Cloud does not remove troubleshooting. It changes the tools and layers you investigate.

  • Availability issue: check service health, region status, metrics, and whether the app was designed for redundancy.
  • Access denied: verify authentication, then check RBAC role assignments, scope, and Conditional Access requirements.
  • Policy denied deployment: review the Azure Policy assignment and compliance details to see which rule blocked the resource.
  • Cost spike: use cost management tools, tags, and activity history to identify new or oversized resources.
  • Performance issue: review metrics, right-size the service tier, consider autoscaling, and check region placement or content delivery design for latency-sensitive apps.

Azure Monitor, Activity Log, metrics, logs, and alerts are core diagnostic tools at a fundamentals level.

13. Real-World Decision Scenarios

Startup building a new web app: public cloud plus PaaS is often best. It reduces infrastructure administration and supports rapid release cycles.

Enterprise with legacy systems: hybrid cloud is common. Keep some systems on-premises, extend identity and selected workloads to Azure, and migrate in phases.

Regulated organization: choose regions carefully for residency and compliance, enforce governance with Policy and RBAC, and design disaster recovery intentionally rather than assuming region pairs solve it automatically.

Business needing collaboration tools fast: SaaS such as Microsoft 365 fits because the organization wants outcomes, not server administration.
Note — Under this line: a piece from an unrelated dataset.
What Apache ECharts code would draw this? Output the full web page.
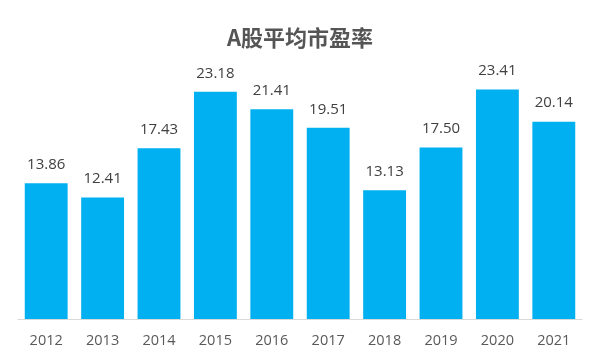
<!DOCTYPE html>
<html><head><meta charset="utf-8">
<script src="https://cdn.jsdelivr.net/npm/echarts@6/dist/echarts.min.js"></script>
<style>html,body{margin:0;padding:0;background:#fff}#c{width:600px;height:360px}</style>
</head><body><div id="c"></div>
<script>
const titleText = 'A股平均市盈率';
const categories = ['2012','2013','2014','2015','2016','2017','2018','2019','2020','2021'];
const values = [13.86, 12.41, 17.43, 23.18, 21.41, 19.51, 13.13, 17.50, 23.41, 20.14];

const chart = echarts.init(document.getElementById('c'));
chart.setOption({
  animation: false,
  title: {
    text: titleText, left: 'center', top: 22,
    textStyle: {fontFamily: '"Noto Sans CJK SC", sans-serif', fontWeight: 'bold', fontSize: 22, color: '#555555'}
  },
  grid: {left: 18, right: 18, top: 74, bottom: 41},
  xAxis: {
    type: 'category', data: categories,
    axisLine: {lineStyle: {color: '#d9d9d9', width: 1}},
    axisTick: {show: false},
    axisLabel: {color: '#595959', fontSize: 14.5, margin: 14, fontFamily: '"Open Sans", sans-serif'}
  },
  yAxis: {type: 'value', min: 0, max: 25, show: false, splitLine: {show: false}},
  series: [{
    type: 'bar', data: values, barWidth: '76%',
    itemStyle: {color: '#00B0F0'},
    label: {show: true, position: 'top', distance: 11, color: '#404040', fontSize: 15,
      fontFamily: '"Open Sans", sans-serif',
      formatter: p => p.value.toFixed(2)}
  }]
});
</script></body></html>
14. AZ-900 Exam Traps and Rapid Review

Common traps:

  • Cloud does not mean Microsoft manages everything.
  • PaaS does not mean no responsibility.
  • Hybrid is not multi-cloud.
  • Availability Zones are not the same as region pairs.
  • Authentication is not authorization.
  • High availability is not disaster recovery.
Concept What It Means Typical Exam Clue
CapEx Upfront purchase of assets Buy hardware
OpEx Ongoing operating spend Pay as you go
Scalability Ability to change capacity Grow or shrink
Elasticity Rapid, often automatic scaling Automatic response to demand
High availability Keep running during failures Minimize downtime
Disaster recovery Restore after major outage Recovery plan, RTO, RPO
IaaS Most customer management Manage OS and VMs
PaaS Provider manages platform Focus on code
SaaS Finished application Use software directly
RBAC Authorization Who can do what
Azure Policy Governance enforcement Allowed or denied configurations

Final advice: study Cloud Concepts as decisions, not isolated definitions. Ask: what business problem is being solved, what level of control is needed, who is responsible, and what trade-off is acceptable? That mindset is exactly what AZ-900 tests.